▶ [WHAT THE EXERCISE ASKS]: Take the material below and extract the lines from the one with "Rebuild this chart" through the one with "var italia = [28, 52, 20];", word for word, without pictures.

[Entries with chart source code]
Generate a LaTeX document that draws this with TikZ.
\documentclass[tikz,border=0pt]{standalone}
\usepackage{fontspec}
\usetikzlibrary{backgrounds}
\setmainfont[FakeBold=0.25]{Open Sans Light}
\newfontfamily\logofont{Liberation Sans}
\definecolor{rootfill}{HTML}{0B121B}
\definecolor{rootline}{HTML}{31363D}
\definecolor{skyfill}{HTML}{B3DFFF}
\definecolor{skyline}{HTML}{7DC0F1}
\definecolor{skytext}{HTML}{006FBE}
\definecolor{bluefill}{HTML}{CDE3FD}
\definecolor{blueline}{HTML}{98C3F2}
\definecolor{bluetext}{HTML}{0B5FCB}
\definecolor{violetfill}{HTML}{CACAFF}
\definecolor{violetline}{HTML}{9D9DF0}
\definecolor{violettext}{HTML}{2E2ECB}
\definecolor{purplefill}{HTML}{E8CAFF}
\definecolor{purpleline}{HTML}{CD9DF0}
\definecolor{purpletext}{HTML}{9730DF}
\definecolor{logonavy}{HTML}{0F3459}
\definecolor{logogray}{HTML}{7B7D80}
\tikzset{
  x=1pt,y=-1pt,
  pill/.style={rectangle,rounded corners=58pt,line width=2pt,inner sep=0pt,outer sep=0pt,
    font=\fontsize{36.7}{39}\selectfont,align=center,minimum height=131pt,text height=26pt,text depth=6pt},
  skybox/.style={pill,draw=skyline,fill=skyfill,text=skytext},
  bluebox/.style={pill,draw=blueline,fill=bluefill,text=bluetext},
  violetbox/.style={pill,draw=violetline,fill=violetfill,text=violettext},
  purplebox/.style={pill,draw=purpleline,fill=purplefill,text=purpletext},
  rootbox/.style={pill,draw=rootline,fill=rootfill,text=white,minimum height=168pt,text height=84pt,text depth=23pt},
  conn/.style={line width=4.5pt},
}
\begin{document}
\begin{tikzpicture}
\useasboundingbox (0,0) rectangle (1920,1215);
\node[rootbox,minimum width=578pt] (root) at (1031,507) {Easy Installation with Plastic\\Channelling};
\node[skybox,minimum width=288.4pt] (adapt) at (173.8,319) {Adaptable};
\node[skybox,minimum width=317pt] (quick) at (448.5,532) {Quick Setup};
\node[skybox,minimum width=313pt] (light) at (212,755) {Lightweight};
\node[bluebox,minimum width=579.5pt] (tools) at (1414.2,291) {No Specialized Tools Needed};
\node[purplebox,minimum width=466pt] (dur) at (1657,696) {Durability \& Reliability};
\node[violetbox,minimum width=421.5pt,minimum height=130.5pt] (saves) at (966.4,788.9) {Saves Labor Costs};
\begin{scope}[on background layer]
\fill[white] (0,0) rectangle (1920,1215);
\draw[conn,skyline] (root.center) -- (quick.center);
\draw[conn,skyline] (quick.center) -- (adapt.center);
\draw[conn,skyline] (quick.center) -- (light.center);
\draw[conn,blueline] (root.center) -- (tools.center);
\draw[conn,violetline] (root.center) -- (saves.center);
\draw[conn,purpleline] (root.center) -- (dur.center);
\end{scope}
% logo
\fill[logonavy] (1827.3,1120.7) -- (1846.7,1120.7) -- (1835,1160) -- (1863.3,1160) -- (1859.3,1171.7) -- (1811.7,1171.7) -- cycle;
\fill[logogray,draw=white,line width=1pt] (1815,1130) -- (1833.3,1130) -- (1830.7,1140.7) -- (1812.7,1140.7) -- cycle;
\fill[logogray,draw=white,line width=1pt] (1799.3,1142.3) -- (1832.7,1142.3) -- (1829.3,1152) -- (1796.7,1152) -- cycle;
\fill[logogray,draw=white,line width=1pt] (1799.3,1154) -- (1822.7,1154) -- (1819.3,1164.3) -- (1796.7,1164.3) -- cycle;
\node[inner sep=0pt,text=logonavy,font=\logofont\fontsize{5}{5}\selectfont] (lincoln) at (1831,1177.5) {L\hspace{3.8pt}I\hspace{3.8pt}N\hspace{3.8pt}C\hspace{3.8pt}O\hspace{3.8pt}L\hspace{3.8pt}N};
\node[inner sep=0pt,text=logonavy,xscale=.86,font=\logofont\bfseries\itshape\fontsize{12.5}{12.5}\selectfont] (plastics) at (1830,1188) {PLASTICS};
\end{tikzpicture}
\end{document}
==
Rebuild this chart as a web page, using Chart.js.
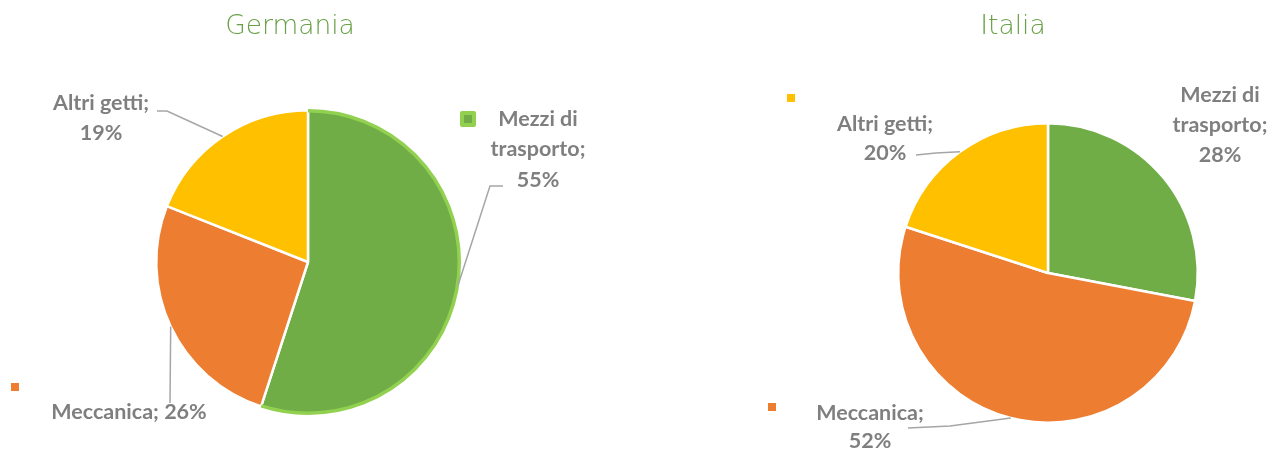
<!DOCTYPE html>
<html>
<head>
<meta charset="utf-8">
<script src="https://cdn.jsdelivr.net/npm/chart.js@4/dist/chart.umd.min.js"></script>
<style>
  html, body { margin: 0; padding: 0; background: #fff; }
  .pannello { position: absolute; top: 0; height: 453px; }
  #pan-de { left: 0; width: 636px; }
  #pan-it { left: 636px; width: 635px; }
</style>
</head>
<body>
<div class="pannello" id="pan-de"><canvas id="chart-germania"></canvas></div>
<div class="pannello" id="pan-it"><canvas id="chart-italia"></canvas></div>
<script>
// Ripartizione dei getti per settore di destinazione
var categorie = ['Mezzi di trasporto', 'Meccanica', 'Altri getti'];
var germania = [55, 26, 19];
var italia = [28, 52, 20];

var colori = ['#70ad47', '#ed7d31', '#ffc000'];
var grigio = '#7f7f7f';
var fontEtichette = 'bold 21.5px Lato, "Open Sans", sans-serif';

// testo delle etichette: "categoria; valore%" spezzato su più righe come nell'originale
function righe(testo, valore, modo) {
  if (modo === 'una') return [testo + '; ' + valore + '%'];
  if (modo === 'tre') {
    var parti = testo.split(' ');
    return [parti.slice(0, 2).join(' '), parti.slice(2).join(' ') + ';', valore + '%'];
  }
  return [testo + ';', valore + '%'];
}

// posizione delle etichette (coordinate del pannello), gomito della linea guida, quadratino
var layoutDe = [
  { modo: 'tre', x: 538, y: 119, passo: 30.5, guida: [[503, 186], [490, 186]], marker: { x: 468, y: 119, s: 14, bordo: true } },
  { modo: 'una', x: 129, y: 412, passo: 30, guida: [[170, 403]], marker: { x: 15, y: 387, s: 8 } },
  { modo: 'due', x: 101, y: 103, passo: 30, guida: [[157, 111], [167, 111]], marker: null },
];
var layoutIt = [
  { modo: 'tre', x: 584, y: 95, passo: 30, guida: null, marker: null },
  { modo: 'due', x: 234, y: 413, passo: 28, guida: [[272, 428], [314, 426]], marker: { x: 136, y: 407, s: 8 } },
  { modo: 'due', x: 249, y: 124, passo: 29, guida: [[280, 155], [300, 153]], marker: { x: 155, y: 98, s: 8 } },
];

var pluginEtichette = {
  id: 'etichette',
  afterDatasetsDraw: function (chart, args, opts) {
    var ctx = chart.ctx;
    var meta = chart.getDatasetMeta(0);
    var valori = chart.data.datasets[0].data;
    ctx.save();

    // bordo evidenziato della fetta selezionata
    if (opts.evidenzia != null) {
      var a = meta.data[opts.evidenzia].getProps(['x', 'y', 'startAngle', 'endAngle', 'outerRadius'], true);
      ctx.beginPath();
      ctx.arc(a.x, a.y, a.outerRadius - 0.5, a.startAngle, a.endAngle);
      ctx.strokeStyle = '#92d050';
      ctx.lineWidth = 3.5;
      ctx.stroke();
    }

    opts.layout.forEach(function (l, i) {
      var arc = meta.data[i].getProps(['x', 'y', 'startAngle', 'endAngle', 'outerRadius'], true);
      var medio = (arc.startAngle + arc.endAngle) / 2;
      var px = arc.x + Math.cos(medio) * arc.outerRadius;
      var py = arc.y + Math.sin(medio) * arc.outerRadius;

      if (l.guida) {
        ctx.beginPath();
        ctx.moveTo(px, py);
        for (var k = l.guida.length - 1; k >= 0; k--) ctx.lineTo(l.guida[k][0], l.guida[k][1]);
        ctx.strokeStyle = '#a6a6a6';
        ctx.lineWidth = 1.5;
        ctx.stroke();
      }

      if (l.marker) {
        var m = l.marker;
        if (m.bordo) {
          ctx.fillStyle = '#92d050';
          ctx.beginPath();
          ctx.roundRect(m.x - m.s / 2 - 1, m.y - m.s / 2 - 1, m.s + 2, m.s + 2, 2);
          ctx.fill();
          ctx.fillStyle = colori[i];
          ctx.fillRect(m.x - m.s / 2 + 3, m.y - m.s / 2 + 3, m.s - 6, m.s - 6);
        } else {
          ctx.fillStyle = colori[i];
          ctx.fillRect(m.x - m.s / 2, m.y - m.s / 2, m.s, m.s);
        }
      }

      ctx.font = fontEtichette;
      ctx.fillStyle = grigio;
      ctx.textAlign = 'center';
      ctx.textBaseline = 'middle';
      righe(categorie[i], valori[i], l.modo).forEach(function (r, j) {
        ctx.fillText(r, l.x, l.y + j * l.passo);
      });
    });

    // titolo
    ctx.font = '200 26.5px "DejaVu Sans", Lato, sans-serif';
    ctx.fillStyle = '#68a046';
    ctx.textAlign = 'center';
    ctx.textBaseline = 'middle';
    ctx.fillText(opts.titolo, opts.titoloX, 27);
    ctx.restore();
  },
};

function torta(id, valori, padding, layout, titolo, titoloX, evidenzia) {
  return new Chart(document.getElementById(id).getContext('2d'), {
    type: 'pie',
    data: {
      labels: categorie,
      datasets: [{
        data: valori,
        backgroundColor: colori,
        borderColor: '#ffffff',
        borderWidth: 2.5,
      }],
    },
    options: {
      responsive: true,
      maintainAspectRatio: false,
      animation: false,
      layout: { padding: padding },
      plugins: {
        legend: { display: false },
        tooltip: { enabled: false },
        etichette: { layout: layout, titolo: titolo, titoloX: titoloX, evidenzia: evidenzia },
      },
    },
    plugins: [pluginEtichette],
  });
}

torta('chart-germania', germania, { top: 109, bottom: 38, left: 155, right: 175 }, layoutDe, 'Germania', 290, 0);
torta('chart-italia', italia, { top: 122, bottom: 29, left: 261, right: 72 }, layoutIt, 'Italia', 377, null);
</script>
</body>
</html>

▶ [PROBLEM SOLUTION]:
Rebuild this chart as a web page, using Chart.js.
<!DOCTYPE html>
<html>
<head>
<meta charset="utf-8">
<script src="https://cdn.jsdelivr.net/npm/chart.js@4/dist/chart.umd.min.js"></script>
<style>
  html, body { margin: 0; padding: 0; background: #fff; }
  .pannello { position: absolute; top: 0; height: 453px; }
  #pan-de { left: 0; width: 636px; }
  #pan-it { left: 636px; width: 635px; }
</style>
</head>
<body>
<div class="pannello" id="pan-de"><canvas id="chart-germania"></canvas></div>
<div class="pannello" id="pan-it"><canvas id="chart-italia"></canvas></div>
<script>
// Ripartizione dei getti per settore di destinazione
var categorie = ['Mezzi di trasporto', 'Meccanica', 'Altri getti'];
var germania = [55, 26, 19];
var italia = [28, 52, 20];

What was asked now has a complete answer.